Selection should come first. Organizations need rigorous promotion criteria, structured evaluation processes, and clear definitions of leadership potential. Once strong candidates are identified, development investments can accelerate their growth.
In this context, development becomes a force multiplier rather than a repair mechanism.
When development becomes camouflage
Imagine two organizations facing the same leadership problem.
In the first organization, the executive team concludes that leadership capability across the company needs strengthening. They launch a major development initiative. A new leadership academy is created. Managers attend workshops. Coaches are hired. Assessment tools are introduced. The program is branded, celebrated, and expanded.
Three years later, hundreds of leaders have completed the program. Some participants report valuable insights. Many say they enjoyed the experience. The organization proudly points to the number of leaders trained. But something subtle has not changed. The same promotion processes still operate. The same vague definitions of leadership potential remain in place. The same individuals who struggled before the program continue to struggle afterward. The organization has invested heavily in development without ever addressing the decisions that created the problem.
Now imagine a second organization confronting the same issue.
Instead of starting with development, it starts with selection. Promotion criteria are tightened. Leadership potential is assessed more rigorously. Structured interviews replace informal recommendations. Some individuals who might previously have been promoted are not. This approach is uncomfortable. It forces difficult conversations. Some talented but misaligned individuals are redirected into roles where they can succeed without leading others. Only after these changes does the organization invest in development.
The development programs are smaller. They are more focused. They target individuals who already demonstrate strong leadership potential. In this organization, development acts as an accelerator rather than a rescue operation. The difference between these two organizations is not the quality of their development programs. It is the honesty of their talent decisions.
The leadership development industry rarely emphasizes this distinction. Its business model depends on the belief that leadership capability can always be built with the right intervention. But the research literature tells a more complicated story. Development can improve leadership capability. It can accelerate learning. It can refine judgment.
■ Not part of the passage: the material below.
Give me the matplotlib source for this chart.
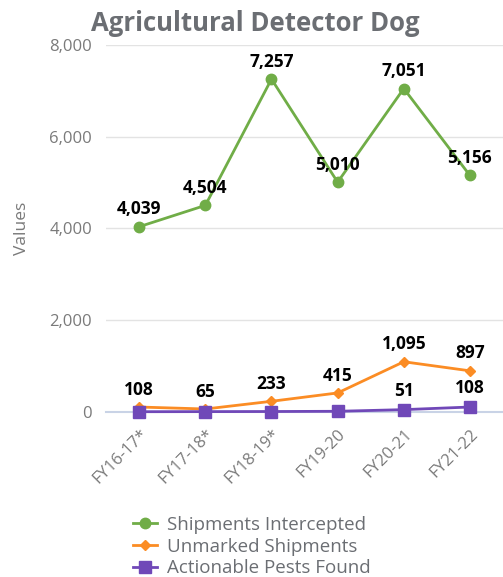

What it cannot reliably do is compensate for large gaps in underlying capability. And yet many organizations quietly rely on development programs to do exactly that. This is where the credibility problem emerges. When development is used to amplify strong leadership potential, it is a powerful tool. When it is used to repair weak selection decisions, it becomes something else entirely. It becomes a way of postponing difficult conversations about talent.
The uncomfortable truth is that many leadership development portfolios exist not because organizations lack development opportunities, but because they lack the courage to be more selective about who leads. Until those changes, the industry will continue to expand.
None of this means leadership development should disappear. Organizations need environments where capable leaders can learn, test ideas, and grow. But development works best when it follows disciplined selection, not when it substitutes for it. The organizations that produce strong leadership cultures are rarely the ones that invest the most in development programs. They are the ones that are most careful about who they allow to lead.